On air, Swarn is known as "Amerykah Jones." Through both roles, she said she's witnessed the station's loyalty to its listeners.

"It's not a corporate entity where everything is programmed out of this cloud and you're told what to play, no. Our community gets to lean in and tell us what they love," Swarn said.

The Drop has been streaming since 2019, and in early 2021, they launched on the signal 104.7 FM.

Through her role as general manager, she also wanted to ensure people of color served on the DJ staff.

"I think that was my number one priority, was to lift our voices, [and] what better way than to have people of color talk about the influence of the culture and talk about the music we're creating," she said.

Unique Henderson is another radio personality for the station.

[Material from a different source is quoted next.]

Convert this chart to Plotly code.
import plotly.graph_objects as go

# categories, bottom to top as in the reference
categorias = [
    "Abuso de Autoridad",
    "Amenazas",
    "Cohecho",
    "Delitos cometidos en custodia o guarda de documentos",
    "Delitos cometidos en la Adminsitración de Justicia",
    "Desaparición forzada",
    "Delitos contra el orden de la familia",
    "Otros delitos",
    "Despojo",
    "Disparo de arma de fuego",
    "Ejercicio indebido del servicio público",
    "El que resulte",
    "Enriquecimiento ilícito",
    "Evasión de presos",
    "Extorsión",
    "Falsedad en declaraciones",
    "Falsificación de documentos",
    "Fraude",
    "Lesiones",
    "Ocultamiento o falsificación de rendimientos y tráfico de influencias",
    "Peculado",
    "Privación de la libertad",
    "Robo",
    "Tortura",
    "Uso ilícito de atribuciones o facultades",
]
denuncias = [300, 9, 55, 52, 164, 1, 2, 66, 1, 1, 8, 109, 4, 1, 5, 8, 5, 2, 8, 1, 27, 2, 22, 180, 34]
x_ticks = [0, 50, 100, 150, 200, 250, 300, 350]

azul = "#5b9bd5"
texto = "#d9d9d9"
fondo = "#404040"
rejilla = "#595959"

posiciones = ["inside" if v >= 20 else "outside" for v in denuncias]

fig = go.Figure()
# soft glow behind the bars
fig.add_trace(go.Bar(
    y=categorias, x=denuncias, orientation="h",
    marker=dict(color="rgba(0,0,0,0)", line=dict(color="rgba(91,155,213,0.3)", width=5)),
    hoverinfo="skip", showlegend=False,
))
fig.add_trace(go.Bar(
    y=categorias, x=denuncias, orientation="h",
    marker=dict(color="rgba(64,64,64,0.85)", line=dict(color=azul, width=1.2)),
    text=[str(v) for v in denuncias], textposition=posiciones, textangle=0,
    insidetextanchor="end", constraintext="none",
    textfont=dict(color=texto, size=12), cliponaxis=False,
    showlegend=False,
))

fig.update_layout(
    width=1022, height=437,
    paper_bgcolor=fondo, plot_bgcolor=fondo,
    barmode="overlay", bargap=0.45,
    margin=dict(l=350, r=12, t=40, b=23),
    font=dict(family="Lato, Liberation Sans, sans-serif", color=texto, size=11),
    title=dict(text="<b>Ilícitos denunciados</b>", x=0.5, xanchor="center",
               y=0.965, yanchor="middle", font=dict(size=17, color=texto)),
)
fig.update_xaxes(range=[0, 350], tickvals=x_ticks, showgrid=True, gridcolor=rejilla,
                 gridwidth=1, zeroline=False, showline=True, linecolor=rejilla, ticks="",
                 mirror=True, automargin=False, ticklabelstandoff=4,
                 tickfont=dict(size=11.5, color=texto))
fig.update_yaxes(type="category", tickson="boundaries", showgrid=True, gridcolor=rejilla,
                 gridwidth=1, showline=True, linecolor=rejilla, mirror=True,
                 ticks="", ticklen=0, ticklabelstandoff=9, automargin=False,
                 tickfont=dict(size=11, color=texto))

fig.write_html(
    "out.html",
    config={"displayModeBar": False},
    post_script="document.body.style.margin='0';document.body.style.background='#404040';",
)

Through delivering music, he's also felt an opportunity to highlight some of the unique challenges of being Black in America.

"To show them that this [racism] is real, this is going on every single day and it's still going on today. [Some of the ways] I've been treated here in Colorado or when I used to live in the South, just by walking down the street, getting pulled over for no reason," Henderson said.

Swarn emphasized that while their experiences as people of color are an integral part of how they connect some of their listeners - they also connect with countless others in different ways.

"Even if you don't identify with me as a person of color, we might have a shared experience; maybe it was an educational experience that we shared together or maybe it was just a love of an artist we play," she said.

The intersection of music and lived experiences goes back to an ongoing philosophy at the The Drop's parent station, KUVO.

General manager, Carlos Lando, recalled the station's early days in the 80s when they broadcasted from the historically Black Five Points neighborhood.

"When KUVO started we probably had more Black folks and Latino folks working for us in one station than all the others combined at that time," Lando said. "You wanted people to know that this is the Black experience. I was the Latino in the group, so I brought that element into it."

Through their collective efforts to share jazz music, Lando said they were also able to share insight on the lives of the genre's first creators.

"It came from the suffering of African Americans. All this music came from the blues and the church, and if those people had not experienced what they had in their life in this country 100 years ago, 200 years ago, the music would be totally different," he said.

While KUVO moved in 2020 from the Five Points neighborhood to new facilities up the road at Rocky Mountain Public Media, Lando said their commitment to listener needs remains the same.

“I think the deeper level is what you’re going to hear. You’re going to hear music, conversation that’s reflective of jazz in Colorado and jazz in Denver. In other words, when the host opens that microphone and they talk about a particularly recording or something, you’re going to hear a lot of local artists because we have a great talent base here.” Lando said.

He added that their partnership with The Drop is a chance to reenergize their listener audience.

“In order for people to appreciate music at a deeper level whether it's hip hop on one side or jazz on the other, you have to find commonalities in the music. Whether it’s a beat, whether it’s a rhythm," Lando said. "While we can play Miles Davis, we can turn around and play Ron Miles, who is a national artist but is also in the jazz studies department down in Metro [Metropolitan State University of Denver] and is an amazing trumpet player and just happens to live here.”

"That's what this [KUVO and The Drop] is, that's what makes us so unique." Swarn said. "It's not just for one person, it's for everyone."